Leave the pictures out and quote every line from the start of the listing to the line with "-580, -560, -528, -495, -462]", inclusive.

____________________

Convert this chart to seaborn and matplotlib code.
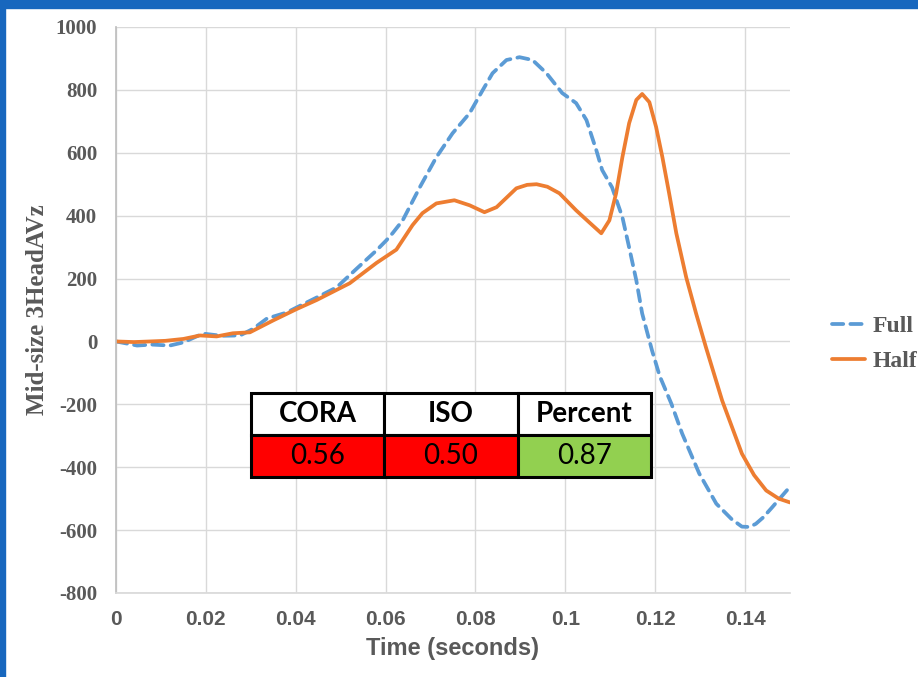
import numpy as np
import pandas as pd
import matplotlib
matplotlib.use("Agg")
import matplotlib.pyplot as plt
import seaborn as sns
from matplotlib.patches import Rectangle
from matplotlib.lines import Line2D

# ---- data ----
full_t = [0, 0.0047, 0.008, 0.012, 0.015, 0.0193, 0.0235, 0.0276, 0.0305, 0.0336, 0.038,
          0.0402, 0.0447, 0.0491, 0.0536, 0.058, 0.0602, 0.0616, 0.0638, 0.0676, 0.0713,
          0.0749, 0.0787, 0.0816, 0.0838, 0.0869, 0.0898, 0.0927, 0.0958, 0.0993, 0.1024,
          0.1047, 0.1069, 0.1082, 0.1104, 0.1127, 0.1142, 0.1158, 0.1171, 0.1193, 0.121,
          0.1236, 0.126, 0.1298, 0.1336, 0.137, 0.1393, 0.141, 0.1424, 0.144, 0.146,
          0.148, 0.15]
full_v = [0, -13, -10, -13, -3, 25, 18, 19, 40, 73, 92, 108, 140, 172, 232, 290, 322, 345,
          385, 490, 586, 662, 726, 799, 853, 895, 904, 895, 853, 790, 758, 704, 608, 545,
          490, 395, 299, 194, 89, -29, -110, -198, -293, -420, -516, -565, -589, -590,
          -580, -560, -528, -495, -462]

half_t = [0, 0.004, 0.0076, 0.011, 0.015, 0.0187, 0.0224, 0.026, 0.0298, 0.035, 0.0402,
          0.0447, 0.052, 0.058, 0.0624, 0.066, 0.0682, 0.0713, 0.0753, 0.0787, 0.082,
          0.0847, 0.0891, 0.0915, 0.0936, 0.096, 0.0987, 0.1024, 0.1053, 0.108, 0.1098,
          0.1113, 0.1127, 0.1142, 0.1158, 0.1171, 0.1187, 0.1202, 0.1216, 0.1231, 0.1247,
          0.1269, 0.1291, 0.1313, 0.1349, 0.1393, 0.142, 0.1447, 0.1475, 0.15]
half_v = [0, -2, 0, 2, 8, 19, 16, 26, 29, 67, 103, 132, 185, 250, 292, 370, 408, 439, 449,
          433, 411, 427, 487, 498, 500, 492, 471, 417, 379, 344, 385, 471, 586, 694, 768,
          787, 761, 682, 586, 471, 344, 204, 89, -19, -188, -357, -425, -474, -500, -512]

series_names = ["Full", "Half"]
x_tick_labels = ["0", "0.02", "0.04", "0.06", "0.08", "0.1", "0.12", "0.14"]

table_cols = ["CORA", "ISO", "Percent"]
table_vals = ["0.56", "0.50", "0.87"]
table_colors = ["#FF0000", "#FF0000", "#92D050"]

df = pd.concat([
    pd.DataFrame({"t": full_t, "v": full_v, "s": series_names[0]}),
    pd.DataFrame({"t": half_t, "v": half_v, "s": series_names[1]}),
], ignore_index=True)

sns.set_theme(style="white")
plt.rcParams["font.family"] = ["DejaVu Sans"]
plt.rcParams["axes.unicode_minus"] = False

BLUE = "#5B9BD5"
ORANGE = "#ED7D31"
LW = 2.7
DASH = (3.0, 1.9)

fig = plt.figure(figsize=(9.18, 6.77), dpi=100)
ax = fig.add_axes([116/918, 1-593/677, 674/918, 566/677])

sns.lineplot(data=df, x="t", y="v", hue="s", style="s",
             palette={"Full": BLUE, "Half": ORANGE},
             dashes={"Full": DASH, "Half": ""},
             linewidth=LW, estimator=None, sort=True, ax=ax, legend=False)
for ln in ax.lines:
    ln.set_solid_capstyle("round")
    ln.set_dash_capstyle("round")
    ln.set_solid_joinstyle("round")
    ln.set_dash_joinstyle("round")

ax.set_xlim(0, 0.15)
ax.set_ylim(-800, 1000)
ax.set_xticks(np.arange(0, 0.141, 0.02))
ax.set_xticklabels(x_tick_labels)
ax.set_yticks(np.arange(-800, 1001, 200))
ax.grid(True, color="#D9D9D9", linewidth=1.0)
ax.set_axisbelow(True)
for s in ["top", "right"]:
    ax.spines[s].set_visible(False)
ax.spines["left"].set_color("#BFBFBF")
ax.spines["bottom"].set_color("#D9D9D9")
ax.tick_params(length=0)

xfam = ["Liberation Sans Narrow", "Liberation Sans"]
yfam = ["Liberation Serif"]
for lab in ax.get_xticklabels():
    lab.set_fontfamily(xfam); lab.set_fontweight("bold"); lab.set_fontsize(15)
    lab.set_color("#595959")
for lab in ax.get_yticklabels():
    lab.set_fontfamily(yfam); lab.set_fontweight("bold"); lab.set_fontsize(15)
    lab.set_color("#595959")
ax.tick_params(axis="x", pad=12)
ax.tick_params(axis="y", pad=13.5)

ax.set_xlabel("Time (seconds)", fontfamily=xfam, fontweight="bold",
              fontsize=17, color="#595959", labelpad=6)
ax.set_ylabel("Mid-size 3HeadAVz", fontfamily=yfam, fontweight="bold",
              fontsize=18, color="#595959", labelpad=5)

# legend
handles = [Line2D([], [], color=BLUE, lw=LW, dashes=DASH, dash_capstyle="round"),
           Line2D([], [], color=ORANGE, lw=LW)]
fig.legend(handles, series_names, loc="center left", bbox_to_anchor=(832/918, 0.4926),
           frameon=False, borderpad=0, borderaxespad=0,
           handlelength=1.4, handletextpad=0.3, labelspacing=0.57,
           prop=dict(family="Liberation Serif", weight="bold", size=17),
           labelcolor="#595959")

# table
tab = ax.table(cellText=[table_cols, table_vals],
               cellColours=[["white"] * 3, table_colors],
               cellLoc="center", bbox=[135/674, 116/566, 400/674, 84/566])
tab.auto_set_font_size(False)
for (r, c), cell in tab.get_celld().items():
    cell.set_edgecolor("black")
    cell.set_linewidth(2.2)
    txt = cell.get_text()
    txt.set_fontfamily(["Lato", "DejaVu Sans"])
    txt.set_fontsize(20)
    txt.set_fontweight("bold" if r == 0 else "normal")
    txt.set_color("black")
tab.set_zorder(5)

# blue frame
fig.patches.append(Rectangle((0, 1 - 8/677), 1, 8/677, transform=fig.transFigure,
                             color="#1767BE", zorder=10))
fig.patches.append(Rectangle((0, 0), 5/918, 1, transform=fig.transFigure,
                             color="#1767BE", zorder=10))

fig.savefig("out.png", dpi=100)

____________________

- Answer below:
Convert this chart to seaborn and matplotlib code.
import numpy as np
import pandas as pd
import matplotlib
matplotlib.use("Agg")
import matplotlib.pyplot as plt
import seaborn as sns
from matplotlib.patches import Rectangle
from matplotlib.lines import Line2D

# ---- data ----
full_t = [0, 0.0047, 0.008, 0.012, 0.015, 0.0193, 0.0235, 0.0276, 0.0305, 0.0336, 0.038,
          0.0402, 0.0447, 0.0491, 0.0536, 0.058, 0.0602, 0.0616, 0.0638, 0.0676, 0.0713,
          0.0749, 0.0787, 0.0816, 0.0838, 0.0869, 0.0898, 0.0927, 0.0958, 0.0993, 0.1024,
          0.1047, 0.1069, 0.1082, 0.1104, 0.1127, 0.1142, 0.1158, 0.1171, 0.1193, 0.121,
          0.1236, 0.126, 0.1298, 0.1336, 0.137, 0.1393, 0.141, 0.1424, 0.144, 0.146,
          0.148, 0.15]
full_v = [0, -13, -10, -13, -3, 25, 18, 19, 40, 73, 92, 108, 140, 172, 232, 290, 322, 345,
          385, 490, 586, 662, 726, 799, 853, 895, 904, 895, 853, 790, 758, 704, 608, 545,
          490, 395, 299, 194, 89, -29, -110, -198, -293, -420, -516, -565, -589, -590,
          -580, -560, -528, -495, -462]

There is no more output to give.